I have tried to increase checkpoint_interval , but no change in writing events , it still for default 5 seconds , when i increase more than 500 batch size , logstash keep on looping with repeated Below message warning and last info message

[2022-09-13T17:32:42,955][WARN ][com.microsoft.azure.eventhubs.impl.MessagingFactory][main][6ead40b00fbb8cbcd50386a8178c3b903ed50b4e621447eb000fac1b6c3bf4a7] messagingFactory[MessagingFactory8de299], hostName[z-soc-ngs-clc-test-ew1-evh01.servicebus.windows.net], message[stopping the reactor because thread was interrupted or the reactor has no more events to process.]
[2022-09-13T17:32:42,955][INFO ][logstash.inputs.azure.processor][main][6ead40b00fbb8cbcd50386a8178c3b903ed50b4e621447eb000fac1b6c3bf4a7] Event Hub: cef, Partition: 9 is closing. (reason=Shutdown)

If there is no change, I don't think there is anything else you can do.
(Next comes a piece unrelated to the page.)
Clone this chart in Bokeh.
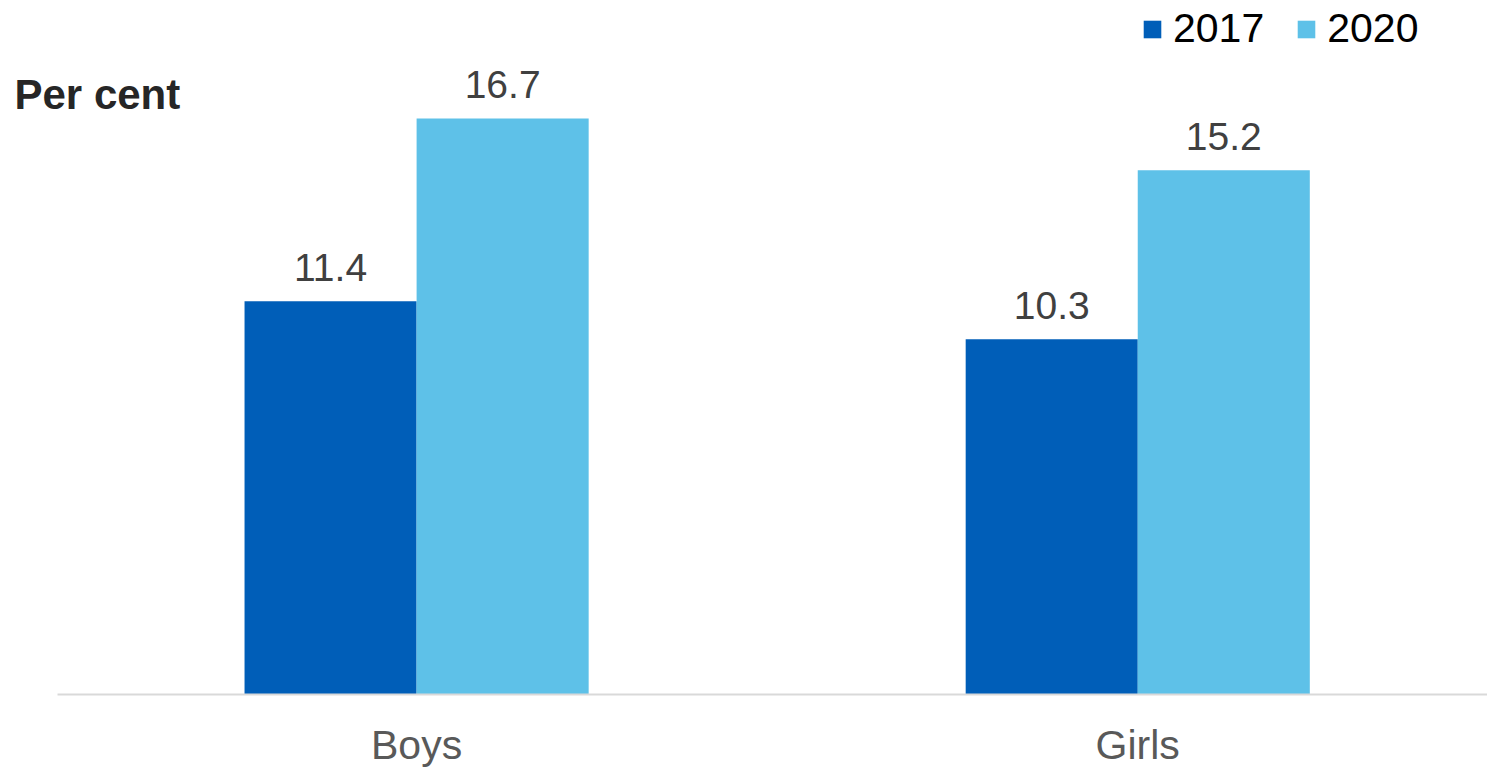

Maybe someone from Elastic can ping on and give some recommendations, both from what is in the documentation, there is nothing else to change.

Why this is an issue for you? Do you have other Logstash instances reading from the same Event Hub? If you do not have other Logstash Instances reading from the same event hub maybe you can not use the storage account at all, just be aware of the impacts that this can cause when restarting logstash.
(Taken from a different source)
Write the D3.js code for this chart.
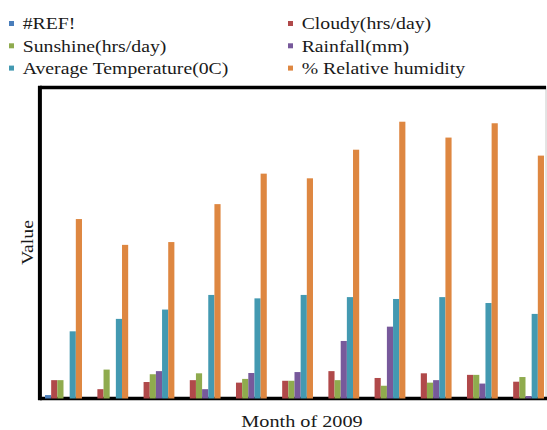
<!DOCTYPE html>
<html>
<head>
<meta charset="utf-8">
<script src="https://cdn.jsdelivr.net/npm/d3@7"></script>
<style>
  html, body { margin: 0; padding: 0; background: #fff; }
  svg { display: block; }
</style>
</head>
<body>
<svg id="chart" width="547" height="430"></svg>
<script>
// Monthly weather readings, 2009
const months = ["Jan", "Feb", "Mar", "Apr", "May", "Jun", "Jul", "Aug", "Sep", "Oct", "Nov"];
const seriesNames = ["#REF!", "Cloudy(hrs/day)", "Sunshine(hrs/day)", "Rainfall(mm)", "Average Temperature(0C)", "% Relative humidity"];
const seriesColors = ["#4a7ebb", "#b0494a", "#8fab4e", "#77599b", "#4399b1", "#de8741"];

const refValues       = [1.1, 0, 0, 0, 0, 0, 0, 0, 0, 0, 0];
const cloudyHours     = [5.9, 3.0, 5.3, 5.9, 5.1, 5.7, 8.8, 6.6, 8.1, 7.6, 5.4];
const sunshineHours   = [5.9, 9.3, 7.8, 8.1, 6.3, 5.7, 5.9, 4.1, 5.1, 7.6, 6.9];
const rainfallMm      = [0, 0, 8.8, 3.0, 8.2, 8.5, 18.5, 23.1, 5.9, 4.8, 0.8];
const avgTemperature  = [21.6, 25.6, 28.6, 33.3, 32.2, 33.3, 32.6, 32.0, 32.6, 30.7, 27.2];
const relHumidity     = [57.7, 49.4, 50.3, 62.5, 72.3, 70.8, 80.0, 89.0, 83.9, 88.5, 78.1];

const seriesValues = [refValues, cloudyHours, sunshineHours, rainfallMm, avgTemperature, relHumidity];

const FONT = "'Liberation Serif', 'Times New Roman', Times, 'DejaVu Serif', serif";
const INK = "#1a1a1a";

const svg = d3.select("#chart");

// Plot area
const plot = { left: 40.4, right: 548.6, top: 87.5, bottom: 398.5, edge: 546 };

const x0 = d3.scaleBand().domain(months).range([plot.left, plot.right])
  .paddingInner(0.2).paddingOuter(0.1);
const x1 = d3.scaleBand().domain(seriesNames).range([0, x0.bandwidth()]);
const y = d3.scaleLinear().domain([0, 100]).range([plot.bottom, plot.top]);

// Frame: heavy left/top/bottom rules, faint right edge
svg.append("line").attr("x1", plot.edge).attr("x2", plot.edge)
  .attr("y1", plot.top - 1.5).attr("y2", plot.bottom + 1.5)
  .attr("stroke", "#c8c8c8").attr("stroke-width", 1);
svg.append("line").attr("x1", plot.left - 0.5).attr("x2", plot.edge)
  .attr("y1", plot.top).attr("y2", plot.top)
  .attr("stroke", "#000").attr("stroke-width", 3.5);
svg.append("line").attr("x1", plot.left - 0.5).attr("x2", 547)
  .attr("y1", plot.bottom).attr("y2", plot.bottom)
  .attr("stroke", "#000").attr("stroke-width", 3.5);
svg.append("line").attr("x1", plot.left - 0.5).attr("x2", plot.left - 0.5)
  .attr("y1", plot.top - 1.75).attr("y2", plot.bottom + 1.75)
  .attr("stroke", "#000").attr("stroke-width", 4);

// Bars
const rows = months.map((m, i) => ({ month: m, vals: seriesNames.map((s, k) => ({ series: s, k, v: seriesValues[k][i] })) }));
const groups = svg.append("g").selectAll("g").data(rows).join("g")
  .attr("transform", d => `translate(${x0(d.month)},0)`);
groups.selectAll("rect").data(d => d.vals.filter(e => e.v > 0)).join("rect")
  .attr("x", d => x1(d.series))
  .attr("width", x1.bandwidth())
  .attr("y", d => y(d.v))
  .attr("height", d => y(0) - y(d.v))
  .attr("fill", d => seriesColors[d.k]);

// Text helper: serif type, slightly widened
const stretch = 1.19;
function widen(sel) {
  sel.each(function () {
    const w = this.getComputedTextLength();
    d3.select(this).attr("textLength", w * stretch).attr("lengthAdjust", "spacingAndGlyphs");
  });
}

// Legend in two columns
const legendCols = [9, 288];
const legendRows = [29.3, 51.6, 73.9];
const legend = svg.append("g").selectAll("g").data(seriesNames).join("g")
  .attr("transform", (d, i) => `translate(${legendCols[i % 2]},${legendRows[Math.floor(i / 2)]})`);
legend.append("rect").attr("x", 0).attr("y", -8.3).attr("width", 5).attr("height", 5)
  .attr("fill", (d, i) => seriesColors[i]);
legend.append("text").attr("x", 13.7).attr("y", 0)
  .attr("font-family", FONT).attr("font-size", 16.6).attr("fill", INK)
  .text(d => d)
  .call(widen);

// Axis titles
svg.append("text").attr("x", 302).attr("y", 427).attr("text-anchor", "middle")
  .attr("font-family", FONT).attr("font-size", 17).attr("fill", INK)
  .text("Month of 2009").call(widen);

svg.append("text").attr("transform", "translate(32.5,242.5) rotate(-90)")
  .attr("text-anchor", "middle")
  .attr("font-family", FONT).attr("font-size", 16.6).attr("fill", INK)
  .text("Value").call(widen);
</script>
</body>
</html>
since its writing every 5 seconds from azure event hub to storage , its causing more cost utilization ,
instead we want to make it delay so that we can reduce the cost of ingesting the events , we are not having any issue with AWS or any other log stash plugins , we are only facing these default 5 seconds writing issue with azure event hub logstash plugin

Unfortunately this seems to be how the plugin works.

I can think of a couple of options.

  • Do not use the Storage Account to write the Checkpoints
  • Build a custom collector to save the logs from event hub to files and configure logstash to read from these files.

This topic was automatically closed 28 days after the last reply. New replies are no longer allowed.